- Task prompt
Retype all the records with nothing changed.

Entries with chart source code
····················

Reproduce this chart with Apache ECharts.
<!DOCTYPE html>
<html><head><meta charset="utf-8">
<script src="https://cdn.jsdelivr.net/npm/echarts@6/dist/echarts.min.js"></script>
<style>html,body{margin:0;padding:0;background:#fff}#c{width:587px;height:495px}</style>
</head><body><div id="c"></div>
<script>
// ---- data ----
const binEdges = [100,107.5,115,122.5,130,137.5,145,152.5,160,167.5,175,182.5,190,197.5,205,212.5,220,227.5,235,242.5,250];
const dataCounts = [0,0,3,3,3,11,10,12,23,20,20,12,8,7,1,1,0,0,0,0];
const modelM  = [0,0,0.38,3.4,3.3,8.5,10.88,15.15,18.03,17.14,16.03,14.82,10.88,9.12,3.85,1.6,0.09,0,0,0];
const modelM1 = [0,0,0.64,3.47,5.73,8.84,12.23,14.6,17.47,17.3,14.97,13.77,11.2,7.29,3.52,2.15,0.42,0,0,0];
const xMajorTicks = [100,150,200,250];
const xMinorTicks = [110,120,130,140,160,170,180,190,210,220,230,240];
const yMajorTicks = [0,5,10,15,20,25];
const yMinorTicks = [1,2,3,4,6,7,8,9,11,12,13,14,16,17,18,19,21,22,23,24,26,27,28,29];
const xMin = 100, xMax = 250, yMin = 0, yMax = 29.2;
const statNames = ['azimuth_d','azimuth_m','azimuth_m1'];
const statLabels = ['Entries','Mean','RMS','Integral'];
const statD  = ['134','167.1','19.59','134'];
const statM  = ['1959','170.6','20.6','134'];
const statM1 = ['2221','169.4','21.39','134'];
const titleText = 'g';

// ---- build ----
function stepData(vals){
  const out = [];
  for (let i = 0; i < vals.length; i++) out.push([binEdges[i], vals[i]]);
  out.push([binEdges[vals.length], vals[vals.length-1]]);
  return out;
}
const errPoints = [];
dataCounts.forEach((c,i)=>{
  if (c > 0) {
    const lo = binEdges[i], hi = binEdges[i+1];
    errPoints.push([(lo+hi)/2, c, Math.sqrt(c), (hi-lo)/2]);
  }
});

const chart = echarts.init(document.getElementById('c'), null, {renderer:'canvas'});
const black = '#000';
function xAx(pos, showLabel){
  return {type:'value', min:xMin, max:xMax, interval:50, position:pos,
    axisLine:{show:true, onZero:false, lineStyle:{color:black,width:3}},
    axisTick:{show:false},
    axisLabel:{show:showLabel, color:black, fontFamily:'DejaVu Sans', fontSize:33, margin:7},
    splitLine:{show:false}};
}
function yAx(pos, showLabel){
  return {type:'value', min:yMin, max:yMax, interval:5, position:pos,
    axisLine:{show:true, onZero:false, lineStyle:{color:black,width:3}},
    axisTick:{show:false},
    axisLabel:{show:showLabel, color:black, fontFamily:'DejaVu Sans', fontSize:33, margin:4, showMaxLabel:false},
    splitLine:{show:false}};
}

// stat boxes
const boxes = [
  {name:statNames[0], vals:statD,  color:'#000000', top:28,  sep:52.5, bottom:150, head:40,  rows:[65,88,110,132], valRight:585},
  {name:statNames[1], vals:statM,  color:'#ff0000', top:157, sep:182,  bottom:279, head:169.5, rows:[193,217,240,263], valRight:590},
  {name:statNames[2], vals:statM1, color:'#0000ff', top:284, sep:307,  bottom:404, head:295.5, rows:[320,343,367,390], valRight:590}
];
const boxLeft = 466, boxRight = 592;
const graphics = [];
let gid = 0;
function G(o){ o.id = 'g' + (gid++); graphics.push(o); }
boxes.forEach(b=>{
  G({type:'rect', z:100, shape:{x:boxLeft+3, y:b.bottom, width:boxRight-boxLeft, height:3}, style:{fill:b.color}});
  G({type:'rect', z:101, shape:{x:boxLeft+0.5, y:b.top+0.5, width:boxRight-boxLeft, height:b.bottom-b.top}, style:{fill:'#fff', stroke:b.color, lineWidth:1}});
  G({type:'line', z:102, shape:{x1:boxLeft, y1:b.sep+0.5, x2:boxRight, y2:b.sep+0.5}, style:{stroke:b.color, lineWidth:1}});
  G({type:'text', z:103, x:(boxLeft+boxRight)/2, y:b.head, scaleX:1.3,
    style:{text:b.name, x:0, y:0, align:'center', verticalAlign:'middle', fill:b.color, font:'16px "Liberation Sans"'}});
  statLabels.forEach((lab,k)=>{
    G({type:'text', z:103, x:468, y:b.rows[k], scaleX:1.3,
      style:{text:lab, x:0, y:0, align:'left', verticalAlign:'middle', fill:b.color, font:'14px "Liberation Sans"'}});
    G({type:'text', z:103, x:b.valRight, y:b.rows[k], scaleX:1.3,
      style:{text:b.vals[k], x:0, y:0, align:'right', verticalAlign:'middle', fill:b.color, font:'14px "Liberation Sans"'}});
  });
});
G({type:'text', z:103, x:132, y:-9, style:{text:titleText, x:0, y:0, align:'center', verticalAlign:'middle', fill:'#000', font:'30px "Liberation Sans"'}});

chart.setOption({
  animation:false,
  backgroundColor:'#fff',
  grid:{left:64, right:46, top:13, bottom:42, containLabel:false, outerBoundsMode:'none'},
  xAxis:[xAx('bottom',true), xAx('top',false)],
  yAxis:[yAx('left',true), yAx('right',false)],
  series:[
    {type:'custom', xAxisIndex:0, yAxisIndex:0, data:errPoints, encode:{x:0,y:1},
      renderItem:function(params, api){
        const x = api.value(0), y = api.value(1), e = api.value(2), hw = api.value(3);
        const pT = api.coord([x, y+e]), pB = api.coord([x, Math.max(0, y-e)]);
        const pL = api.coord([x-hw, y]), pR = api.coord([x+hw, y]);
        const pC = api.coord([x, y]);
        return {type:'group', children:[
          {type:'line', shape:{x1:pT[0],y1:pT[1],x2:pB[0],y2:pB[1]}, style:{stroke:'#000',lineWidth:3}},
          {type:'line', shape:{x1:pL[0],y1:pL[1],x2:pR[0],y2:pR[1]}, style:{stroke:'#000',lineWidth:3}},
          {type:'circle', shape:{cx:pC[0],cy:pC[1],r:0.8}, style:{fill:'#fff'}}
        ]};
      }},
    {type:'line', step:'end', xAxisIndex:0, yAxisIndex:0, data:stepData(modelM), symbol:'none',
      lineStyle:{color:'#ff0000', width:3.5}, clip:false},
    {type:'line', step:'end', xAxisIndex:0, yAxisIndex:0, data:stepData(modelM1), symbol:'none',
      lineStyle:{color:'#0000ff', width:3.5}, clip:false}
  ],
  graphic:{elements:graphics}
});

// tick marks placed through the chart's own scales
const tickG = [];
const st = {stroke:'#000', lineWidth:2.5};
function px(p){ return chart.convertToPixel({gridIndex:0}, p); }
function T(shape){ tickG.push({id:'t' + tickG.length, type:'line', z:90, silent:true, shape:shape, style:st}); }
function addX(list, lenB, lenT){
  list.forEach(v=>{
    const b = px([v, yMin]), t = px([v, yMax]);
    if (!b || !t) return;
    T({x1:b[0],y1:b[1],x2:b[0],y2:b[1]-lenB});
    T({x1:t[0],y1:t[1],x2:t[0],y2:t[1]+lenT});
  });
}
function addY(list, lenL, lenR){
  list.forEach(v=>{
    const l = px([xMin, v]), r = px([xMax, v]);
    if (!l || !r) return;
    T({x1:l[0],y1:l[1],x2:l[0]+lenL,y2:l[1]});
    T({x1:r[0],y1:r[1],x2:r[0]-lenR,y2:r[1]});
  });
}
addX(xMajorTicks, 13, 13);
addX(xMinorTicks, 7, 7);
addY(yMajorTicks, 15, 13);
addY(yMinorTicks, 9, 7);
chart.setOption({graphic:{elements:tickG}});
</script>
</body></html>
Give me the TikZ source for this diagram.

····················

- Problem solution
Reproduce this chart with Apache ECharts.
<!DOCTYPE html>
<html><head><meta charset="utf-8">
<script src="https://cdn.jsdelivr.net/npm/echarts@6/dist/echarts.min.js"></script>
<style>html,body{margin:0;padding:0;background:#fff}#c{width:587px;height:495px}</style>
</head><body><div id="c"></div>
<script>
// ---- data ----
const binEdges = [100,107.5,115,122.5,130,137.5,145,152.5,160,167.5,175,182.5,190,197.5,205,212.5,220,227.5,235,242.5,250];
const dataCounts = [0,0,3,3,3,11,10,12,23,20,20,12,8,7,1,1,0,0,0,0];
const modelM  = [0,0,0.38,3.4,3.3,8.5,10.88,15.15,18.03,17.14,16.03,14.82,10.88,9.12,3.85,1.6,0.09,0,0,0];
const modelM1 = [0,0,0.64,3.47,5.73,8.84,12.23,14.6,17.47,17.3,14.97,13.77,11.2,7.29,3.52,2.15,0.42,0,0,0];
const xMajorTicks = [100,150,200,250];
const xMinorTicks = [110,120,130,140,160,170,180,190,210,220,230,240];
const yMajorTicks = [0,5,10,15,20,25];
const yMinorTicks = [1,2,3,4,6,7,8,9,11,12,13,14,16,17,18,19,21,22,23,24,26,27,28,29];
const xMin = 100, xMax = 250, yMin = 0, yMax = 29.2;
const statNames = ['azimuth_d','azimuth_m','azimuth_m1'];
const statLabels = ['Entries','Mean','RMS','Integral'];
const statD  = ['134','167.1','19.59','134'];
const statM  = ['1959','170.6','20.6','134'];
const statM1 = ['2221','169.4','21.39','134'];
const titleText = 'g';

// ---- build ----
function stepData(vals){
  const out = [];
  for (let i = 0; i < vals.length; i++) out.push([binEdges[i], vals[i]]);
  out.push([binEdges[vals.length], vals[vals.length-1]]);
  return out;
}
const errPoints = [];
dataCounts.forEach((c,i)=>{
  if (c > 0) {
    const lo = binEdges[i], hi = binEdges[i+1];
    errPoints.push([(lo+hi)/2, c, Math.sqrt(c), (hi-lo)/2]);
  }
});

const chart = echarts.init(document.getElementById('c'), null, {renderer:'canvas'});
const black = '#000';
function xAx(pos, showLabel){
  return {type:'value', min:xMin, max:xMax, interval:50, position:pos,
    axisLine:{show:true, onZero:false, lineStyle:{color:black,width:3}},
    axisTick:{show:false},
    axisLabel:{show:showLabel, color:black, fontFamily:'DejaVu Sans', fontSize:33, margin:7},
    splitLine:{show:false}};
}
function yAx(pos, showLabel){
  return {type:'value', min:yMin, max:yMax, interval:5, position:pos,
    axisLine:{show:true, onZero:false, lineStyle:{color:black,width:3}},
    axisTick:{show:false},
    axisLabel:{show:showLabel, color:black, fontFamily:'DejaVu Sans', fontSize:33, margin:4, showMaxLabel:false},
    splitLine:{show:false}};
}

// stat boxes
const boxes = [
  {name:statNames[0], vals:statD,  color:'#000000', top:28,  sep:52.5, bottom:150, head:40,  rows:[65,88,110,132], valRight:585},
  {name:statNames[1], vals:statM,  color:'#ff0000', top:157, sep:182,  bottom:279, head:169.5, rows:[193,217,240,263], valRight:590},
  {name:statNames[2], vals:statM1, color:'#0000ff', top:284, sep:307,  bottom:404, head:295.5, rows:[320,343,367,390], valRight:590}
];
const boxLeft = 466, boxRight = 592;
const graphics = [];
let gid = 0;
function G(o){ o.id = 'g' + (gid++); graphics.push(o); }
boxes.forEach(b=>{
  G({type:'rect', z:100, shape:{x:boxLeft+3, y:b.bottom, width:boxRight-boxLeft, height:3}, style:{fill:b.color}});
  G({type:'rect', z:101, shape:{x:boxLeft+0.5, y:b.top+0.5, width:boxRight-boxLeft, height:b.bottom-b.top}, style:{fill:'#fff', stroke:b.color, lineWidth:1}});
  G({type:'line', z:102, shape:{x1:boxLeft, y1:b.sep+0.5, x2:boxRight, y2:b.sep+0.5}, style:{stroke:b.color, lineWidth:1}});
  G({type:'text', z:103, x:(boxLeft+boxRight)/2, y:b.head, scaleX:1.3,
    style:{text:b.name, x:0, y:0, align:'center', verticalAlign:'middle', fill:b.color, font:'16px "Liberation Sans"'}});
  statLabels.forEach((lab,k)=>{
    G({type:'text', z:103, x:468, y:b.rows[k], scaleX:1.3,
      style:{text:lab, x:0, y:0, align:'left', verticalAlign:'middle', fill:b.color, font:'14px "Liberation Sans"'}});
    G({type:'text', z:103, x:b.valRight, y:b.rows[k], scaleX:1.3,
      style:{text:b.vals[k], x:0, y:0, align:'right', verticalAlign:'middle', fill:b.color, font:'14px "Liberation Sans"'}});
  });
});
G({type:'text', z:103, x:132, y:-9, style:{text:titleText, x:0, y:0, align:'center', verticalAlign:'middle', fill:'#000', font:'30px "Liberation Sans"'}});

chart.setOption({
  animation:false,
  backgroundColor:'#fff',
  grid:{left:64, right:46, top:13, bottom:42, containLabel:false, outerBoundsMode:'none'},
  xAxis:[xAx('bottom',true), xAx('top',false)],
  yAxis:[yAx('left',true), yAx('right',false)],
  series:[
    {type:'custom', xAxisIndex:0, yAxisIndex:0, data:errPoints, encode:{x:0,y:1},
      renderItem:function(params, api){
        const x = api.value(0), y = api.value(1), e = api.value(2), hw = api.value(3);
        const pT = api.coord([x, y+e]), pB = api.coord([x, Math.max(0, y-e)]);
        const pL = api.coord([x-hw, y]), pR = api.coord([x+hw, y]);
        const pC = api.coord([x, y]);
        return {type:'group', children:[
          {type:'line', shape:{x1:pT[0],y1:pT[1],x2:pB[0],y2:pB[1]}, style:{stroke:'#000',lineWidth:3}},
          {type:'line', shape:{x1:pL[0],y1:pL[1],x2:pR[0],y2:pR[1]}, style:{stroke:'#000',lineWidth:3}},
          {type:'circle', shape:{cx:pC[0],cy:pC[1],r:0.8}, style:{fill:'#fff'}}
        ]};
      }},
    {type:'line', step:'end', xAxisIndex:0, yAxisIndex:0, data:stepData(modelM), symbol:'none',
      lineStyle:{color:'#ff0000', width:3.5}, clip:false},
    {type:'line', step:'end', xAxisIndex:0, yAxisIndex:0, data:stepData(modelM1), symbol:'none',
      lineStyle:{color:'#0000ff', width:3.5}, clip:false}
  ],
  graphic:{elements:graphics}
});

// tick marks placed through the chart's own scales
const tickG = [];
const st = {stroke:'#000', lineWidth:2.5};
function px(p){ return chart.convertToPixel({gridIndex:0}, p); }
function T(shape){ tickG.push({id:'t' + tickG.length, type:'line', z:90, silent:true, shape:shape, style:st}); }
function addX(list, lenB, lenT){
  list.forEach(v=>{
    const b = px([v, yMin]), t = px([v, yMax]);
    if (!b || !t) return;
    T({x1:b[0],y1:b[1],x2:b[0],y2:b[1]-lenB});
    T({x1:t[0],y1:t[1],x2:t[0],y2:t[1]+lenT});
  });
}
function addY(list, lenL, lenR){
  list.forEach(v=>{
    const l = px([xMin, v]), r = px([xMax, v]);
    if (!l || !r) return;
    T({x1:l[0],y1:l[1],x2:l[0]+lenL,y2:l[1]});
    T({x1:r[0],y1:r[1],x2:r[0]-lenR,y2:r[1]});
  });
}
addX(xMajorTicks, 13, 13);
addX(xMinorTicks, 7, 7);
addY(yMajorTicks, 15, 13);
addY(yMinorTicks, 9, 7);
chart.setOption({graphic:{elements:tickG}});
</script>
</body></html>
Give me the TikZ source for this diagram.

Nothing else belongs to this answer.